Retype every line from the start of the entries below down to the line with "import pandas as pd", both ends included; skip the pictures.

▼

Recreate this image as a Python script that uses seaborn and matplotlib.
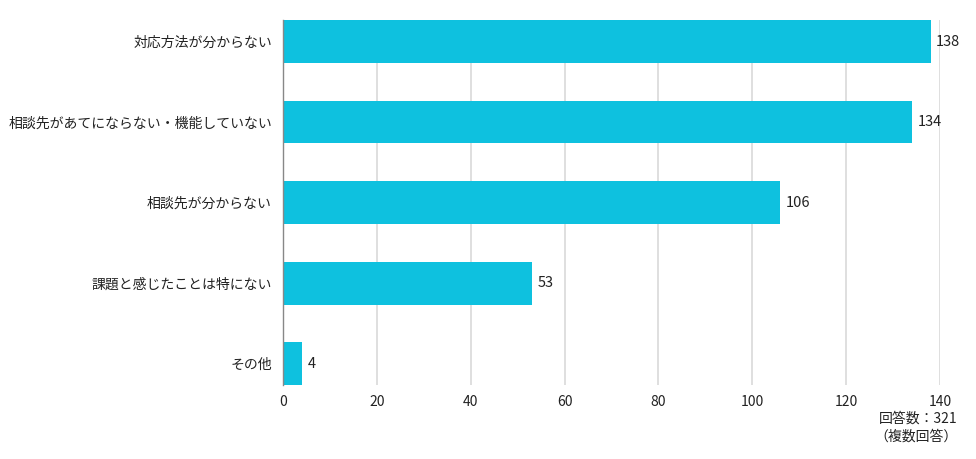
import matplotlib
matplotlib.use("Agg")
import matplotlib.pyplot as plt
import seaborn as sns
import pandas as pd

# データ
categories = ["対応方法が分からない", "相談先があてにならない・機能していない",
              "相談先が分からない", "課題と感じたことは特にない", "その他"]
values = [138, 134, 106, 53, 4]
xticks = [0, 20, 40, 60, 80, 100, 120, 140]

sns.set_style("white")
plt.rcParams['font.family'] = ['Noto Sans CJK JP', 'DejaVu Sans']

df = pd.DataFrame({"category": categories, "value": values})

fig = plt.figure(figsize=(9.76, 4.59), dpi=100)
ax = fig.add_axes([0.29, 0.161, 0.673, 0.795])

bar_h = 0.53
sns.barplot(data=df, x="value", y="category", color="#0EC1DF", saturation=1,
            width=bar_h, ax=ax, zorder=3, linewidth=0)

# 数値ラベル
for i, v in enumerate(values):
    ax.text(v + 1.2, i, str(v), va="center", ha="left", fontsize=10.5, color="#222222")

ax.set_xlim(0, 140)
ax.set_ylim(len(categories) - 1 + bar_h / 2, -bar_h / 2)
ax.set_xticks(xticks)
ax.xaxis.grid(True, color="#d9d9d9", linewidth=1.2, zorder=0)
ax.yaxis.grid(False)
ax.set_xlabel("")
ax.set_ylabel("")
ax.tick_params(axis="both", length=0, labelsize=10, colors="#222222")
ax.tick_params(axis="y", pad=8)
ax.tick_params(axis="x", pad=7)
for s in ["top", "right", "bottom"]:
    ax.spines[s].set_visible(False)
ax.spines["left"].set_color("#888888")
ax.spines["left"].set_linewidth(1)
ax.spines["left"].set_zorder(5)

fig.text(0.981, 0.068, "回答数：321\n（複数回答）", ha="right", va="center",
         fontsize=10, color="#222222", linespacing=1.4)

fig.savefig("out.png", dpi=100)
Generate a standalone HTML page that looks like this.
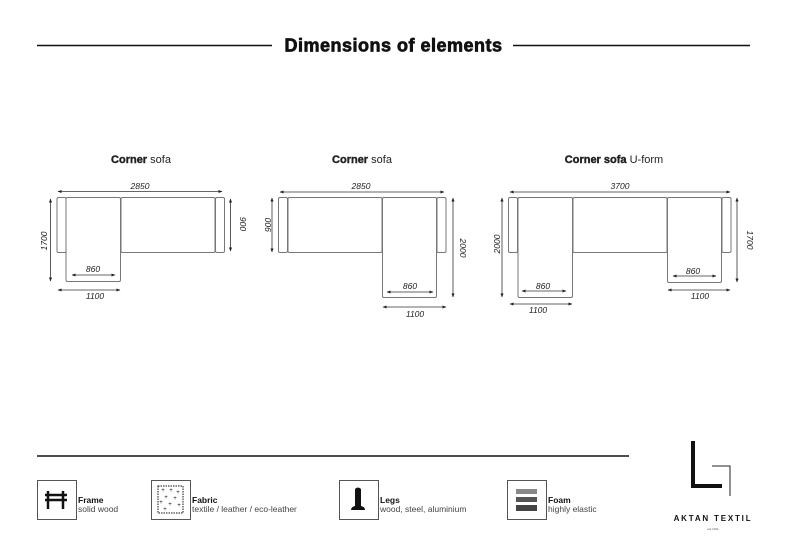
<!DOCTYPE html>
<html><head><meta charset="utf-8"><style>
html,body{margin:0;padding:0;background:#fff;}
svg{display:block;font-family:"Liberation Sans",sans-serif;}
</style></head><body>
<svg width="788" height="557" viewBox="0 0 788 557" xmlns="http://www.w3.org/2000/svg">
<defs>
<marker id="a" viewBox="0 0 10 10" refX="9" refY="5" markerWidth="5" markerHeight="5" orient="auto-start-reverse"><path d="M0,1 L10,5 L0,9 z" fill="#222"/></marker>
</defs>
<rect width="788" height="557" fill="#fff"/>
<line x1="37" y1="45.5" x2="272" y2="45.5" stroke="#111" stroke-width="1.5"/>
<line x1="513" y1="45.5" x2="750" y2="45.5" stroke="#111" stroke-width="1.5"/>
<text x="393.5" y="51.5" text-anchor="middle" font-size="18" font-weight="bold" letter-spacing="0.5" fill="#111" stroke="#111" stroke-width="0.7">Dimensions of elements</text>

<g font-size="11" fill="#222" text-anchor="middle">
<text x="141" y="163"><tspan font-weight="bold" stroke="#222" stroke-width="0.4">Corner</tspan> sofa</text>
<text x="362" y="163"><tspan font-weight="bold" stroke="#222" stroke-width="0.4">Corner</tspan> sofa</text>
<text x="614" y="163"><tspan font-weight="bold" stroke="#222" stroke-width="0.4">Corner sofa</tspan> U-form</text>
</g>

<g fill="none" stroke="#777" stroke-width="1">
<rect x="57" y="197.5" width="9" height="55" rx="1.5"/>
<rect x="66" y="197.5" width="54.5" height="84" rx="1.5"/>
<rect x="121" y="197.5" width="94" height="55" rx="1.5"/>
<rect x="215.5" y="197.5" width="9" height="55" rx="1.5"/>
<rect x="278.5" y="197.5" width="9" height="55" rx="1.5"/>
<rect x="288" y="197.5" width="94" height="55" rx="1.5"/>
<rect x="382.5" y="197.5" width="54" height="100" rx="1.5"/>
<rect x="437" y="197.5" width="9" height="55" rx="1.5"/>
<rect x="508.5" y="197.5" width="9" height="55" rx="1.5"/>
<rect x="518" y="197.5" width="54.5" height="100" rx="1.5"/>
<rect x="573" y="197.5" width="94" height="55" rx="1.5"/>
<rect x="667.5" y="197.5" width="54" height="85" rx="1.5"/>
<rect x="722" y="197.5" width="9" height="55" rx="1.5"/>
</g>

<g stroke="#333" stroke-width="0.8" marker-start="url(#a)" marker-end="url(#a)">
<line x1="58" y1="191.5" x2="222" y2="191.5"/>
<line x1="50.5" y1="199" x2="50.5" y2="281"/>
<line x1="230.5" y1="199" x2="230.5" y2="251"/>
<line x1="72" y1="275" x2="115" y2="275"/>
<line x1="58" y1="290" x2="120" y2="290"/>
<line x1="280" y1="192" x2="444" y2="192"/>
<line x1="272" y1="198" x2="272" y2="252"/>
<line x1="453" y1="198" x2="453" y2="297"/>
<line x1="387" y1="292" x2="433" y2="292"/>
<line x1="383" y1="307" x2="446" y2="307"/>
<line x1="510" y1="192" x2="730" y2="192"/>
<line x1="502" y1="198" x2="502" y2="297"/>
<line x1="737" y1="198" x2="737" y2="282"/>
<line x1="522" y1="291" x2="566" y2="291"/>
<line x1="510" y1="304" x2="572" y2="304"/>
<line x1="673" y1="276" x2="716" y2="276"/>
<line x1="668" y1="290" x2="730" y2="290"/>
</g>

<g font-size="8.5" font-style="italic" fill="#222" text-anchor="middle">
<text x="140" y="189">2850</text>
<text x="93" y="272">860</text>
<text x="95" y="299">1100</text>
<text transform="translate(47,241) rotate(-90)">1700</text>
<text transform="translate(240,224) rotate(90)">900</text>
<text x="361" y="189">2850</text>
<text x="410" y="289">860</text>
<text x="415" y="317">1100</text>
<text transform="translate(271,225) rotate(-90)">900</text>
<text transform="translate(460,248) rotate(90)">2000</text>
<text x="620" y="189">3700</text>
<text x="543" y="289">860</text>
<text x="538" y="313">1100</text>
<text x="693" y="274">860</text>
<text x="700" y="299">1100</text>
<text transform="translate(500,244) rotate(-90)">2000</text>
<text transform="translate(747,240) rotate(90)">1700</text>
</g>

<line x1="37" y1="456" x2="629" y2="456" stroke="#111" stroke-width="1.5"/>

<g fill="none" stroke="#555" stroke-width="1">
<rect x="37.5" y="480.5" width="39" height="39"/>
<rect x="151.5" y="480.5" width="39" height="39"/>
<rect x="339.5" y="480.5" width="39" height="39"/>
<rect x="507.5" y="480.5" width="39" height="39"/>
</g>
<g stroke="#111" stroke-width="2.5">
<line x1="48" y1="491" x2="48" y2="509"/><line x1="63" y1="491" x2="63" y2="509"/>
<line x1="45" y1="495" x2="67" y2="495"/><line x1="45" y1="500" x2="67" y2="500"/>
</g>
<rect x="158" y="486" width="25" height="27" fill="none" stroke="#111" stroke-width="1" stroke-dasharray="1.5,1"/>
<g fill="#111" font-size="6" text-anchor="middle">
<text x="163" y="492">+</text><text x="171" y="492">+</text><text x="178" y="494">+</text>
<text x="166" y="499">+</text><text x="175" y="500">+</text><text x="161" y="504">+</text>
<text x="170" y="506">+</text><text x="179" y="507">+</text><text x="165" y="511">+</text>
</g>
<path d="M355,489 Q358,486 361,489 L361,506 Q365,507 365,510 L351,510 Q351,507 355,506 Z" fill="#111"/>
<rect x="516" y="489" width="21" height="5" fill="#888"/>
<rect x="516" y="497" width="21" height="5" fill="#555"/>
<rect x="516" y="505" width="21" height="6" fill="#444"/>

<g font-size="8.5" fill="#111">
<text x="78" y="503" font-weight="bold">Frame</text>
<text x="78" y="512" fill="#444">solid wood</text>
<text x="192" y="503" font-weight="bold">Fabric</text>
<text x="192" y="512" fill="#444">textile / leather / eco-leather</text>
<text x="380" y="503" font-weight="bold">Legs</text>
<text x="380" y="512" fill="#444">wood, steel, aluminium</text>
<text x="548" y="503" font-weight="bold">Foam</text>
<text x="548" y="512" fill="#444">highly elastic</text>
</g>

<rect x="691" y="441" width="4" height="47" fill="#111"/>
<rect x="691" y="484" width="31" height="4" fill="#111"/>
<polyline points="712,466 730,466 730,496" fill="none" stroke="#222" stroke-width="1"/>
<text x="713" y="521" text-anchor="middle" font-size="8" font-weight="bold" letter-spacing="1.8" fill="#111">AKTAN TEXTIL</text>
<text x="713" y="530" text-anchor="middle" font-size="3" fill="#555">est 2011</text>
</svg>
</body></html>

▲

Expected answer |
Recreate this image as a Python script that uses seaborn and matplotlib.
import matplotlib
matplotlib.use("Agg")
import matplotlib.pyplot as plt
import seaborn as sns
import pandas as pd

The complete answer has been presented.